Exercise -
Copy every line of the records below where the word "this" occurs.

[Start of Dataset records]

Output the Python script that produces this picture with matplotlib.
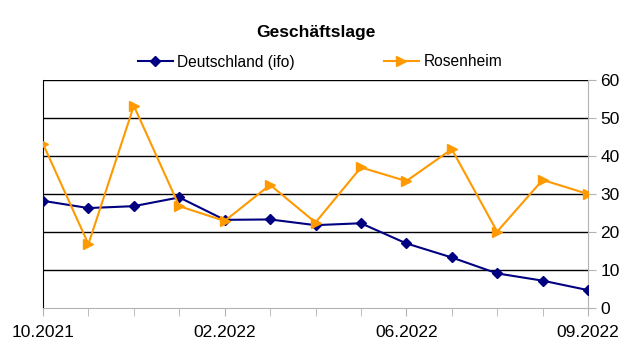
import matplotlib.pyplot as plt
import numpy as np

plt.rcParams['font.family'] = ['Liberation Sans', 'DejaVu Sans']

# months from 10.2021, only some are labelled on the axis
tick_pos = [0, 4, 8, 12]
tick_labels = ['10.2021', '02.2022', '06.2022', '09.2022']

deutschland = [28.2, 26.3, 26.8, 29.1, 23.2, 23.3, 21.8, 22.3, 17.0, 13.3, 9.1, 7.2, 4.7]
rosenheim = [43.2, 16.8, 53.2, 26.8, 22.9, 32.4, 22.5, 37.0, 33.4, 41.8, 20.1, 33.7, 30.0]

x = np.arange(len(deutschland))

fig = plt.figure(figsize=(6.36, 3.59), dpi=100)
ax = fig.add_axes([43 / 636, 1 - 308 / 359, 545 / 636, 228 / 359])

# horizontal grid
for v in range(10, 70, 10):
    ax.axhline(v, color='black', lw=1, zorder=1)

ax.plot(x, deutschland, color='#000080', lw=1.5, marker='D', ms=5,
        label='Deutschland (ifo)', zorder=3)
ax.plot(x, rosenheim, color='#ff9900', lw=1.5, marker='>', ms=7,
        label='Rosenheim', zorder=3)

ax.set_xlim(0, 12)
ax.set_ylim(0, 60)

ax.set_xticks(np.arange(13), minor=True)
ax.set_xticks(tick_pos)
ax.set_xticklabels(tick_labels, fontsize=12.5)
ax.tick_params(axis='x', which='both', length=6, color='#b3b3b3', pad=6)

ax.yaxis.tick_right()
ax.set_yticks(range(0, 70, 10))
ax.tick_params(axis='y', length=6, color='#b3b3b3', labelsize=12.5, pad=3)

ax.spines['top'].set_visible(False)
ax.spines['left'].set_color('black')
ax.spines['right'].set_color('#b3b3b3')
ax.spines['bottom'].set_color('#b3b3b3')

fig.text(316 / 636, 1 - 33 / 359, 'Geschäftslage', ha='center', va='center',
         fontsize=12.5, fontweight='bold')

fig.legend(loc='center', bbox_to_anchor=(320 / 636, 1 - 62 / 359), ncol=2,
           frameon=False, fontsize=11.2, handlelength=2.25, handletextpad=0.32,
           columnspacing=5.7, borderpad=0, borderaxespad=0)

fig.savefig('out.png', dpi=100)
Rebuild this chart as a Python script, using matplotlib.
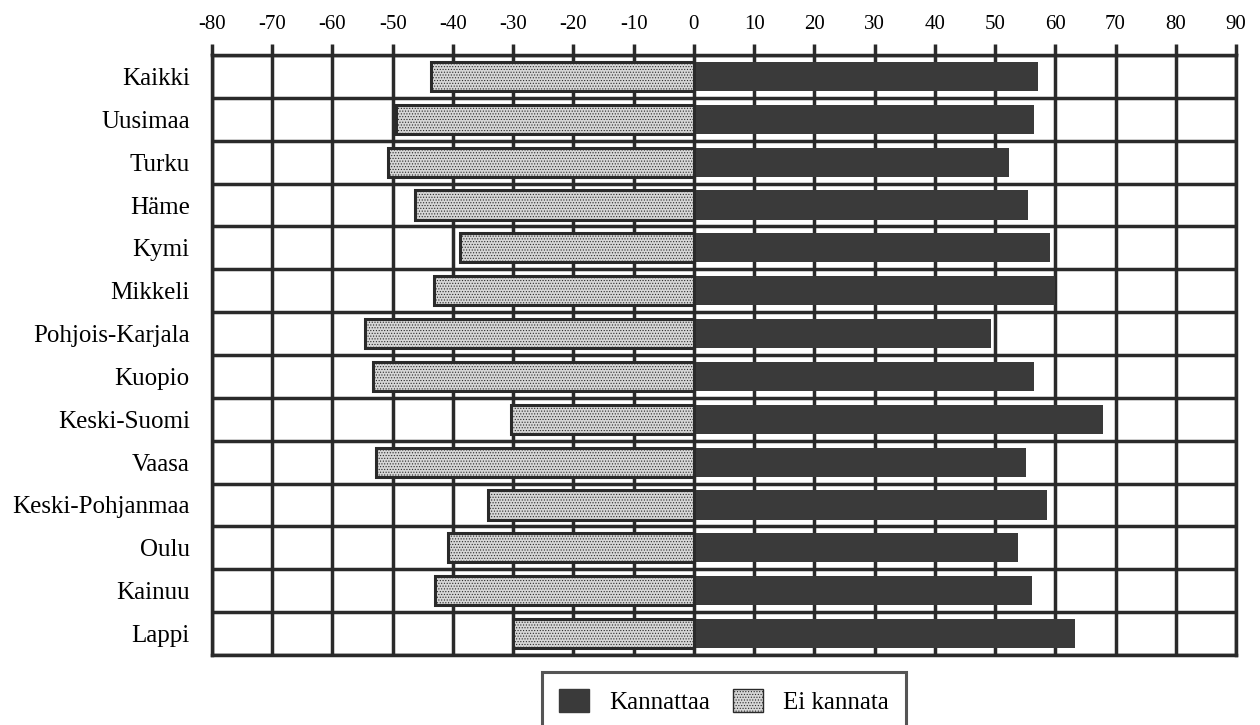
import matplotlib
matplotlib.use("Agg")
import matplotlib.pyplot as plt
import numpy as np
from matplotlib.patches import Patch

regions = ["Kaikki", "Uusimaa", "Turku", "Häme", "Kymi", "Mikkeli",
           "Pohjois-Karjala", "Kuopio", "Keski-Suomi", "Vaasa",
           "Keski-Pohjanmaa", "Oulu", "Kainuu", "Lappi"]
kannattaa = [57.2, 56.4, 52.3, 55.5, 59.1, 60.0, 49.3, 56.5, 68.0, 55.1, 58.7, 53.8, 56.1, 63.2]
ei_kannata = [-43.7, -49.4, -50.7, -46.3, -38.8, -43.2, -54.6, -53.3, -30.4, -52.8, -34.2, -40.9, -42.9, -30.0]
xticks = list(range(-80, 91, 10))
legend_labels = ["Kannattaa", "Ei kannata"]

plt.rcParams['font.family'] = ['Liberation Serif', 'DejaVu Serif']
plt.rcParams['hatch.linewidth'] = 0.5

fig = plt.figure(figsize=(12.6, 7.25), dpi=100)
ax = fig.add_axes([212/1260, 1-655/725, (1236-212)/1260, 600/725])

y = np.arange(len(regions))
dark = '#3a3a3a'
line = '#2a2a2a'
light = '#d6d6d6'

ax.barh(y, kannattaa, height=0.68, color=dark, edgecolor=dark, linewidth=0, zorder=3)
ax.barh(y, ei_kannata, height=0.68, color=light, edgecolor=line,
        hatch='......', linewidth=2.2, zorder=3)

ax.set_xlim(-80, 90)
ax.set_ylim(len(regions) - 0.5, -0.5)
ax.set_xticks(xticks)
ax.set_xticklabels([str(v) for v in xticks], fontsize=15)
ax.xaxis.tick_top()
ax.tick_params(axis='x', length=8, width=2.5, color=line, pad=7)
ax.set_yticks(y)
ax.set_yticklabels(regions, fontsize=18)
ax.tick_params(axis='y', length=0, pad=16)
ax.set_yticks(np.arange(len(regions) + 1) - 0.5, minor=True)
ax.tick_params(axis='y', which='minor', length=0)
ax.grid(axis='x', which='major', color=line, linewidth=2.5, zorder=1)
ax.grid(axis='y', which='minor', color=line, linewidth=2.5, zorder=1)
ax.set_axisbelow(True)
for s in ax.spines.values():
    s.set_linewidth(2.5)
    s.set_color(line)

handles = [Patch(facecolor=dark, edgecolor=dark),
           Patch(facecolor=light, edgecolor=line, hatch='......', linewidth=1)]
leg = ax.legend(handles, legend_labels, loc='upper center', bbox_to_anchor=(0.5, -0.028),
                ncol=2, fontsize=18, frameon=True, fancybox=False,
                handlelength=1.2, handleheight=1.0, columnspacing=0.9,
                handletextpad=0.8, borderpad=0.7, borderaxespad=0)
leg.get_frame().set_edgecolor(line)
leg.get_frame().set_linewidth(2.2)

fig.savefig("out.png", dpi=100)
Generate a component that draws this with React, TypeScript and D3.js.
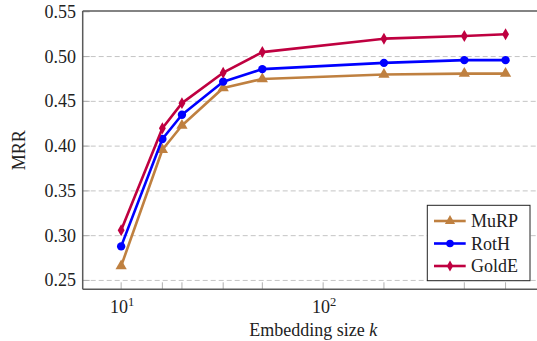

[End of Dataset records]

Expected output -
Output the Python script that produces this picture with matplotlib.
Rebuild this chart as a Python script, using matplotlib.
Generate a component that draws this with React, TypeScript and D3.js.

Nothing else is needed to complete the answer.